Task statement:
Check each line of the material below, and copy it if it holds the string "that".

Input material:
○ ○ ○ ○
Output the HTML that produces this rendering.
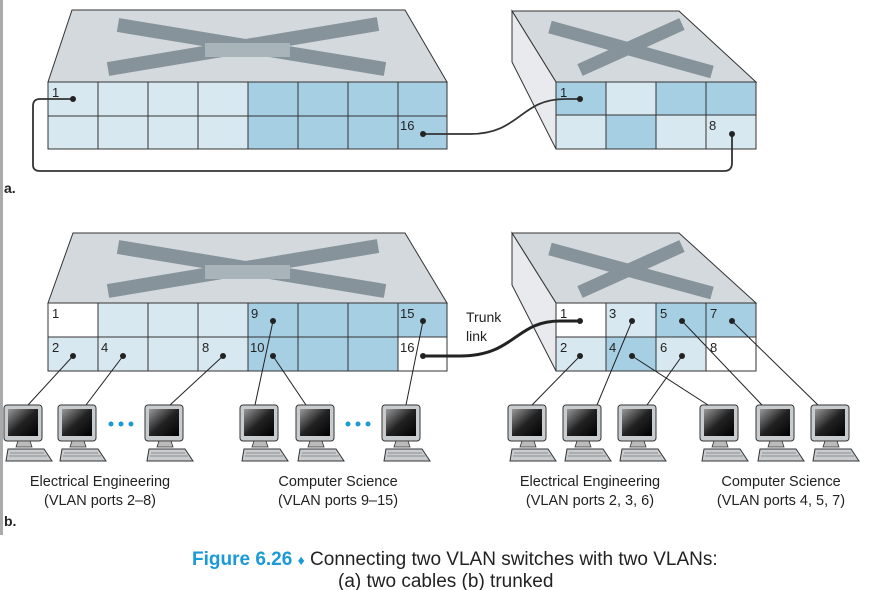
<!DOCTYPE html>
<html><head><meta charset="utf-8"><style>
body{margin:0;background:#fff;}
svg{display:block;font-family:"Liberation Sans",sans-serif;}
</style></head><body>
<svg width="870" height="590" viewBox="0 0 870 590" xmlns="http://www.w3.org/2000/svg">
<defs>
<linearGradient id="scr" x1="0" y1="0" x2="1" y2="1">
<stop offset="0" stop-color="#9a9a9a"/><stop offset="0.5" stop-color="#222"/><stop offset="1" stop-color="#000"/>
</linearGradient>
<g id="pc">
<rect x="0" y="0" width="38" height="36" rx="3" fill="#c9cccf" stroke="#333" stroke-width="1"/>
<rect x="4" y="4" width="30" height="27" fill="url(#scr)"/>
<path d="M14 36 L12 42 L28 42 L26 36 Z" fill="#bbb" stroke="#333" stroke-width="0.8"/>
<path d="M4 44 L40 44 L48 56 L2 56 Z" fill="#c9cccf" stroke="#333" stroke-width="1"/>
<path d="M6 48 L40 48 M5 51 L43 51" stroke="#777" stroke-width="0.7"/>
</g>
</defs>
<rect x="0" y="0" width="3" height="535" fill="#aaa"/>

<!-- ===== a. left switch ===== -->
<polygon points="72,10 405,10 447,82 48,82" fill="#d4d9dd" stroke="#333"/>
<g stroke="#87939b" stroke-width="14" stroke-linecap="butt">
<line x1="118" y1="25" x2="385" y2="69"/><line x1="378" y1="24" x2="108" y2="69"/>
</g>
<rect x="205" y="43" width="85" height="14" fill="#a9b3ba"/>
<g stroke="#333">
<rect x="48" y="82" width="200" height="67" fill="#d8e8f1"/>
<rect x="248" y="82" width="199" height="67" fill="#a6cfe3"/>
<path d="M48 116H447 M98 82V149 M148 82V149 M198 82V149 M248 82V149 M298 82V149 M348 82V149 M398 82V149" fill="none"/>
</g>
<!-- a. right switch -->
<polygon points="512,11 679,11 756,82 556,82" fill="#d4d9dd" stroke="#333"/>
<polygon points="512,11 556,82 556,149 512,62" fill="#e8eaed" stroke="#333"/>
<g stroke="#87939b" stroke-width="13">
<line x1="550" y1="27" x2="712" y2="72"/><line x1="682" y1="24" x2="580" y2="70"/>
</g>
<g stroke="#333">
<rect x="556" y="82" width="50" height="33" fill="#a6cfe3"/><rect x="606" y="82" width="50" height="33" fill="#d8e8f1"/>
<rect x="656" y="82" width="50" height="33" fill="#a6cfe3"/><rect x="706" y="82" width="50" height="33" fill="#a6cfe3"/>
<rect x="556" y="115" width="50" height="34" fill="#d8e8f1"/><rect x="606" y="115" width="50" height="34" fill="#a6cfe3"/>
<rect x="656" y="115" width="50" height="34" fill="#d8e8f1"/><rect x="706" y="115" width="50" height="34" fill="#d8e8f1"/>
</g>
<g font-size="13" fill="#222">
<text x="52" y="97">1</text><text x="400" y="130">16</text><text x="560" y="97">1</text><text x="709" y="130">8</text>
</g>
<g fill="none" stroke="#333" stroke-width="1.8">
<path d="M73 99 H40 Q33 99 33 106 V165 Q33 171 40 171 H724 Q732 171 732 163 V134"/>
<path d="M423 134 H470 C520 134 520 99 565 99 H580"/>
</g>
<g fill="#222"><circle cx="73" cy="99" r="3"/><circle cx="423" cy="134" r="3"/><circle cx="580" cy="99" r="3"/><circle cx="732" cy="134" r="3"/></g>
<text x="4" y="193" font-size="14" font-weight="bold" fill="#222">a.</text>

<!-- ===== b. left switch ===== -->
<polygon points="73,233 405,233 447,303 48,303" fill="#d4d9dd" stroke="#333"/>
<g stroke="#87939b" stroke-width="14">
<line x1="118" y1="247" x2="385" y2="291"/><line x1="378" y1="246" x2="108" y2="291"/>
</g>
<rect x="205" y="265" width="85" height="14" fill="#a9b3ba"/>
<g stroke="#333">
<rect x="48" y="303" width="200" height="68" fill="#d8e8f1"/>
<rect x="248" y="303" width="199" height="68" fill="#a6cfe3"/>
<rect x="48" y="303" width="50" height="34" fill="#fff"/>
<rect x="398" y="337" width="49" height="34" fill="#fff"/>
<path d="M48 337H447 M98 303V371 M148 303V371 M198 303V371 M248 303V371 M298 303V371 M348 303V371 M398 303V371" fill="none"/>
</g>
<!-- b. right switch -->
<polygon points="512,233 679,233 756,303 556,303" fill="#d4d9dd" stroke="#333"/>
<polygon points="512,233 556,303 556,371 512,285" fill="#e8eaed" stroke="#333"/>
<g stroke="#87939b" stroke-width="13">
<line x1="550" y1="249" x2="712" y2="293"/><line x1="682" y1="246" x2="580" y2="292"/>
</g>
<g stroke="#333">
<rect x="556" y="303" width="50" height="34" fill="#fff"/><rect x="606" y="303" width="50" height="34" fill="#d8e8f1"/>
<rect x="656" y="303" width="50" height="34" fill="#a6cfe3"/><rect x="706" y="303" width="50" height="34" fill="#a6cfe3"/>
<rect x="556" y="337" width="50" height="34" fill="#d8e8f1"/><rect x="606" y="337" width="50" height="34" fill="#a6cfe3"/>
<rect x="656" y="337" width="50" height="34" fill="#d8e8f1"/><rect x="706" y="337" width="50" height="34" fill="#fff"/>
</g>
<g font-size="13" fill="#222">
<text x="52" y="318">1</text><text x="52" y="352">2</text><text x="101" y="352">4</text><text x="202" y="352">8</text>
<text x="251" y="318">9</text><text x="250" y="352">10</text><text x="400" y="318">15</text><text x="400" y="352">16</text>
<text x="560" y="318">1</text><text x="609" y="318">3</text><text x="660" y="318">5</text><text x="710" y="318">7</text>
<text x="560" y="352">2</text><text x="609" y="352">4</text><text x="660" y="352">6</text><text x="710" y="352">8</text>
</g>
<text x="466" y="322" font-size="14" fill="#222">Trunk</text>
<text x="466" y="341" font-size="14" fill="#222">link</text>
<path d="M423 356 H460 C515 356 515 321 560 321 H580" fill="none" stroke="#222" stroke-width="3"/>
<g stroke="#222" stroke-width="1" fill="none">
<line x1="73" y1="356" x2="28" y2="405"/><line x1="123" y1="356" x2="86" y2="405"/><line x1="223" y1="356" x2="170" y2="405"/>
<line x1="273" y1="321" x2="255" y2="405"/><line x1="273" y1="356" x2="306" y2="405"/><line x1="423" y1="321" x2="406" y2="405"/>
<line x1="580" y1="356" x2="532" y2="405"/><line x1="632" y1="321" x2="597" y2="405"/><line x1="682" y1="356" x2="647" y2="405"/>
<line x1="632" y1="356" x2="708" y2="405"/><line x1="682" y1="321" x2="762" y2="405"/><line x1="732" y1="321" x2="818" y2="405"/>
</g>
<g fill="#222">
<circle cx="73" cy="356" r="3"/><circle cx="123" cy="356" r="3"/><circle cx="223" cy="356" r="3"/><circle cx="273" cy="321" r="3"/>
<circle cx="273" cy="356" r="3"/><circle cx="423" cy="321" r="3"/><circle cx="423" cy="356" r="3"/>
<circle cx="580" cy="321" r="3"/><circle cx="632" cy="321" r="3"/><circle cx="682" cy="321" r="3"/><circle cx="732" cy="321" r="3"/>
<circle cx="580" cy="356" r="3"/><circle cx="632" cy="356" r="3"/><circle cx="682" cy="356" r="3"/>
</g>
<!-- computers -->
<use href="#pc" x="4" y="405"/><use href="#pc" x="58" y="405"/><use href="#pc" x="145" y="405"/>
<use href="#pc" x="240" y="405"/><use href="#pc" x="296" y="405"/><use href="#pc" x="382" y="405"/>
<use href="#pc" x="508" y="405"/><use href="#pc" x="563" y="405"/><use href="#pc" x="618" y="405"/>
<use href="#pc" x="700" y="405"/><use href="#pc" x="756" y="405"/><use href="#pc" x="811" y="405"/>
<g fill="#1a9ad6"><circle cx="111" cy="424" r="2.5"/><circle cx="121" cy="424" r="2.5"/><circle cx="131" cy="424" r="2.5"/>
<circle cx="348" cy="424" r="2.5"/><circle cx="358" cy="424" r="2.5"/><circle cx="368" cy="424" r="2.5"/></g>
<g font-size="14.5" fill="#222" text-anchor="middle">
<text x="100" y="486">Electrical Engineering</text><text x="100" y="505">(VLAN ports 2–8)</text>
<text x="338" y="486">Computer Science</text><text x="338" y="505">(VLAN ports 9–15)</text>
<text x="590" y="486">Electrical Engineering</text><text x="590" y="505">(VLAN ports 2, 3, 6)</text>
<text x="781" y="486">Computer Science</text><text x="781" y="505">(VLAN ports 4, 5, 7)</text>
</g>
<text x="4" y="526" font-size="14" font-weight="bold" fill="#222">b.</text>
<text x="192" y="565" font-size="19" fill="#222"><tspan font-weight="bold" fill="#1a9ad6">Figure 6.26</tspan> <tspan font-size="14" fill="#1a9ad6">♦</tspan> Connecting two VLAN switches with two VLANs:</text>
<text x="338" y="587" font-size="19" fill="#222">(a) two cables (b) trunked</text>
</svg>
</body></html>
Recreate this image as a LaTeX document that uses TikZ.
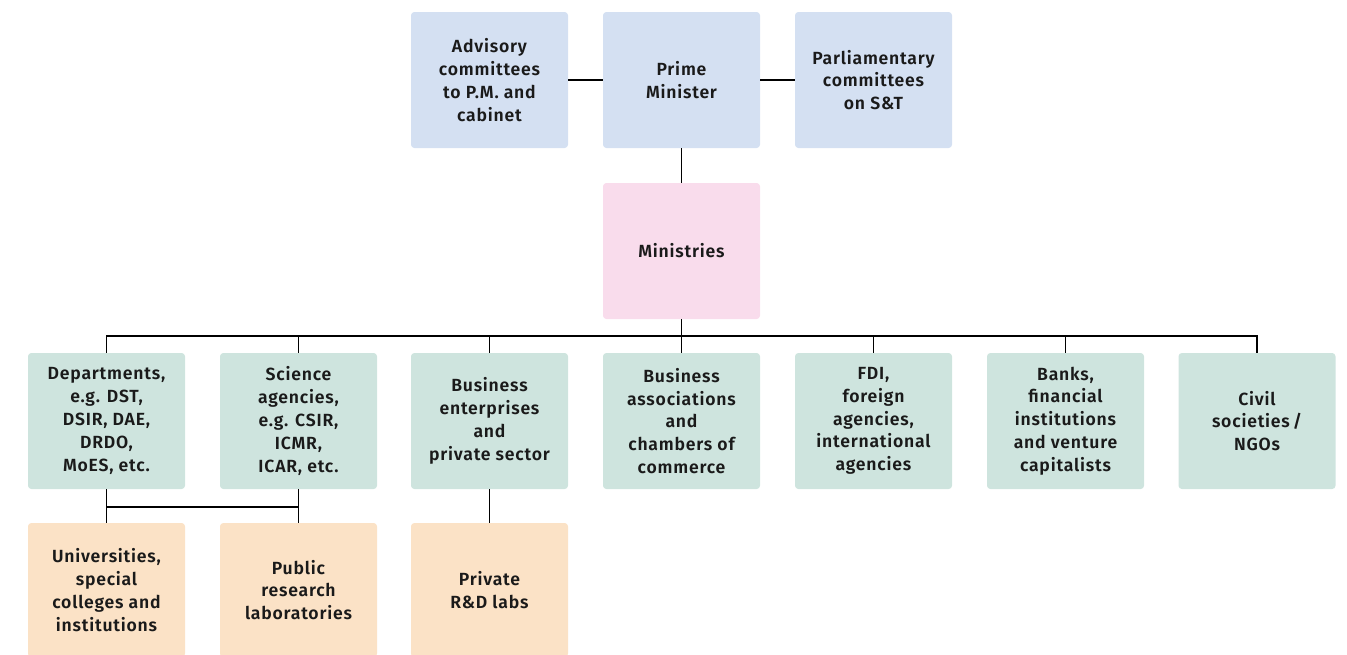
○ ○ ○ ○
Solved problem:
Output the HTML that produces this rendering.
Recreate this image as a LaTeX document that uses TikZ.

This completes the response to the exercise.